A cross erected in front of the presidential palace in Warsaw for late president Lech Kaczynski has sparked sharp debate in deeply Catholic Poland over the role of religion in public life.A recent attempt to move it has provoked high-pitched protests by both supporters, who want it to stay put, and opponents, who believe the religious symbol should not stand in front of an equally symbolic secular state institution.
In a first in devoutly Catholic Poland, several thousand people rallied in Warsaw this week protesting against the religious symbol standing in a public space. The mostly young demonstrators gathered around midnight Monday for the rally, organised on the Facebook social networking site where the "Akcja Krzyz" (Cross Action) group has drawn over 43,000 members.
"Its a new phenomenon. These young people are protesting against the church as an institution, not against religion per se," Polish sociologist Edmund Wnuk-Lipinski told AFP. A day later, a thousand people rallied in Warsaw demanding the cross stay put in front of the presidential palace in honour of the victims of the April 10 crash of a Polish presidential jet in Russia that killed all 96 people on board including Kaczynski, Poland's top military brass and the central bank governor among other Polish dignitaries.
According to an opinion poll issued this week by the independent SMG/KRC pollsters, 71 percent of Poles want the cross moved to a nearby church as agreed two weeks ago by the presidential palace, the archbishop of Warsaw and scouts groups.
Ironically, Poland's Catholic Church itself has called for the cross to be moved to a nearby church.
"To all those who pray at the cross, we must say that despite their good intentions they are being exploited for political purposes. We urge everyone to make the transfer of the cross possible," press secretary for the Polish Episcopate, Bishop Stanislaw Budzik, told reporters in Warsaw Thursday.
"We call on politicians not to use the cross as a tool to achieve their goals. We urge the government to open dialogue that would defuse social tensions," he added.
Polish scouts spontaneously erected the wooden cross in front of the official residence of Poland's head of state in central Warsaw days after the crash -- dubbed Poland's worst peace time tragedy.

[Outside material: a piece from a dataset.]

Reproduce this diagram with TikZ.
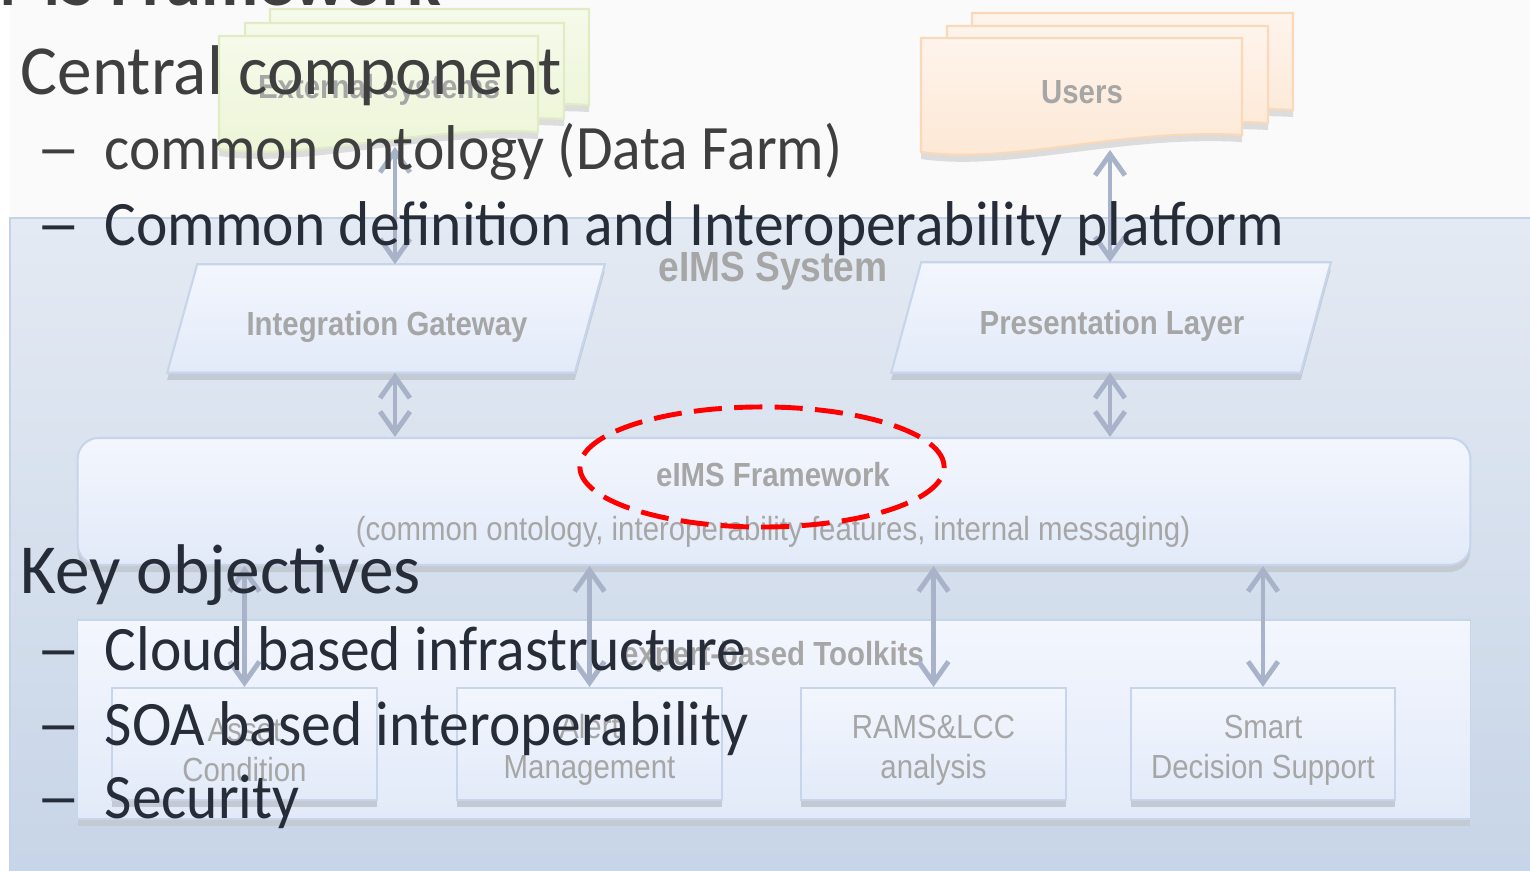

The plain wooden cross became a focal point for a national outpouring of emotion and mourning with tens of thousands laying flowers and lighting candles around it in front of the palace in the days following the crash.
"The quarrel over the cross is the symbolic front of the struggle between supporters of patriotic and Catholic values, represented by the right-wing Law and Justice (PiS) party of Jaroslaw Kaczynski, twin brother of the late president, and those who want a civil society where these values are not so important," social psychologist Janusz Czaplinski told AFP.
In political terms, Czaplinski says the SLD ex-communist social democrats, Poland's third political force behind the governing liberal Civic Platform and the opposition PiS, stand to benefit from the rising tide of opposition to religious symbols in public life.
This week, the SLD launched a petition calling for "respect for the Constitution and protecting the secular character of the state." In 1993, the social democrats vehemently opposed a concordat between the Roman Catholic church and the Polish state which enlarged the role of the church in public life.
The cross took on a strong political dimension in the wake of Jaroslaw Kaczynski's failed bid for the presidency, when the office of freshly-elected liberal President Bronislaw Komorowski, church authorities and scout groups announced it would be moved.
But Poland's liberal Prime Minister Donald Tusk, closely allied to Komorowski, has down-played the controversy. "There's no catastrophe here, even if we sometimes have difficulty accepting certain surprising forms of protest or debate. No doubt, some more time is needed for emotions to settle down," he told reporters recently.